Are people in poverty increasingly in work?
"... Increasingly, people in poverty are also in work. Under this Government, work alone no longer pays enough to allow people the dignity of being able to feed their family"—Toby Perkins MP, 25 June 2015
People in poverty have been increasingly in working households, although the trend has flattened in recent years if housing costs are taken into account. Work remains one of the main reasons people move out of poverty.
Although there's no single, preferred measure of poverty in the UK, several show people in poverty split roughly half and half between households where at least one person works, and workless households.
Most of the available analysis focuses on the relative poverty measure, which has recently been rejected by the government as a measure of child poverty.
Half of people with relative low income from a working family
13.2 million people were estimated to be in relative poverty in 2013/14, after housing costs are accounted for. That roughly means anyone in a household earning less than £232 per week (60% of the median income, £386 per week).
Of those, about 52% were in a family where someone was in work, though that falls to 39% just including households with someone working full-time. That compares with 71% of the entire population in a working household, compared to 29% in a workless one.
This was part of a rising trend from the late 1990s to the late noughties, however since then there's been little change in the proportion. Ten years ago only around 43% of people in poverty were in a working family. Now just over half are.
Before 2002, the figures only cover Great Britain.
That might suggest that factors other than work are becoming more important to determining whether someone is in poverty, but at the same time the vast majority of people in work don't fall into this definition of poverty.
One in 12 people in work have relative low income
In the UK 8% of people in employment were also in relative poverty in 2013—the equivalent of around three million people—according to recent analysis by the Office for National Statistics (ONS).
The same analysis went further, looking at the factors behind why people leave poverty, on the same definition. It summarised some of the available research in this field:
"Participation in the labour market has a direct impact on household income and is therefore recognised as perhaps the most effective individual driver of movement in and out of poverty."
For those out of work, about 7 in 10 people stopped being in poverty after they found work between 2007 and 2012, falling to about 6 in 10 if the work was only part-time.

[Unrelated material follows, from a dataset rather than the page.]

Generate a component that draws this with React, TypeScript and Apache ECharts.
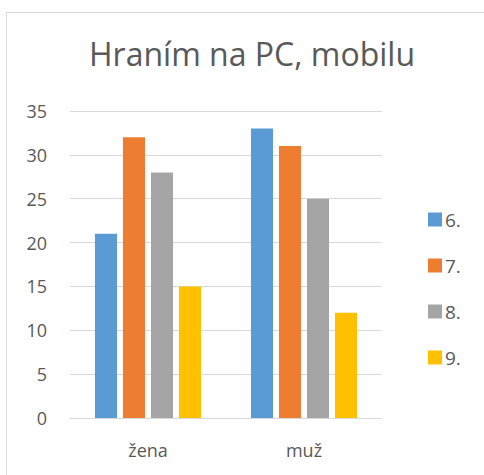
import React, { useEffect, useRef } from "react";
import * as echarts from "echarts";

const categories = ["žena", "muž"];
const seriesNames = ["6.", "7.", "8.", "9."];
const values6 = [21, 33];
const values7 = [32, 31];
const values8 = [28, 25];
const values9 = [15, 12];
const colors = ["#5B9BD5", "#ED7D31", "#A5A5A5", "#FFC000"];
const yTicks = { min: 0, max: 35, interval: 5 };

export default function App() {
  const ref = useRef<HTMLDivElement>(null);
  useEffect(() => {
    if (!ref.current) return;
    const chart = echarts.init(ref.current, null, { renderer: "svg" });
    const font = "'Open Sans', sans-serif";
    const data = [values6, values7, values8, values9];
    chart.setOption({
      animation: false,
      backgroundColor: "#ffffff",
      graphic: [
        {
          type: "rect",
          shape: { x: 6.5, y: 12.5, width: 500, height: 500 },
          style: { fill: "none", stroke: "#D9D9D9", lineWidth: 1 },
          silent: true,
        },
      ],
      title: {
        text: "Hraním na PC, mobilu",
        left: 247,
        textAlign: "center",
        top: 32,
        textStyle: { fontFamily: font, fontSize: 32, fontWeight: "normal", color: "#595959" },
      },
      legend: {
        orient: "vertical",
        left: 423,
        top: 205,
        itemWidth: 14,
        itemHeight: 14,
        itemGap: 27,
        icon: "rect",
        data: seriesNames,
        textStyle: { fontFamily: font, fontSize: 19, color: "#595959", lineHeight: 18, padding: [0, 0, 0, -2] },
      },
      grid: { left: 70, right: 102, top: 111, bottom: 57 },
      xAxis: {
        type: "category",
        data: categories,
        axisLine: { lineStyle: { color: "#D9D9D9", width: 1 } },
        axisTick: { show: false },
        axisLabel: { fontFamily: font, fontSize: 18, color: "#595959", margin: 23 },
      },
      yAxis: {
        type: "value",
        min: yTicks.min,
        max: yTicks.max,
        interval: yTicks.interval,
        axisLine: { show: false },
        axisTick: { show: false },
        splitLine: { lineStyle: { color: "#D9D9D9", width: 1 } },
        axisLabel: { fontFamily: font, fontSize: 18, color: "#595959", margin: 23 },
      },
      series: seriesNames.map((name, i) => ({
        name,
        type: "bar",
        data: data[i],
        itemStyle: { color: colors[i] },
        barGap: "27%",
        barCategoryGap: "32%",
      })),
    });
    return () => chart.dispose();
  }, []);
  return (
    <div
      ref={ref}
      style={{ position: "absolute", left: 0, top: 0, width: 484, height: 475 }}
    />
  );
}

For those in work already, the most likely reasons for moving out were increased earnings or increased hours worked.
Almost two thirds of children in relative poverty are in working families
"2 in 3 poor children are nowadays in families where someone is in work"—Alan Milburn, Chair, Social Mobility and Child Poverty Commission, 1 July 2015
This is right according to the latest figures from 2013/14, where we're using the relative measure of poverty and accounting for housing costs.
For most children living in a relative low-income household, their family contains at least one adult in work. 62% were in a working household and 38% were in a workless one.
Children are still more likely to be in relative poverty if they're in a workless family. 64% of children in workless families live in relative poverty, compared to 21% of children living with at least one adult in work.
Correction (21 October 2015)
We originally stated the figures as showing the economic status of the household. This should have said economic status of the family.
If you're not sure what the difference is, the DWP explains at the bottom of its statistical release:
"A family, or benefit unit, is a single adult or a married or cohabiting couple, together with any dependent children. An adult living in the same household as his or her parents, for example, is a separate benefit unit from the parents.
"A household is defined as one person living alone or a group of people (not necessarily related) living at the same address who share cooking facilities and share a living room or sitting room or dining area. A household will consist of one or more benefit units."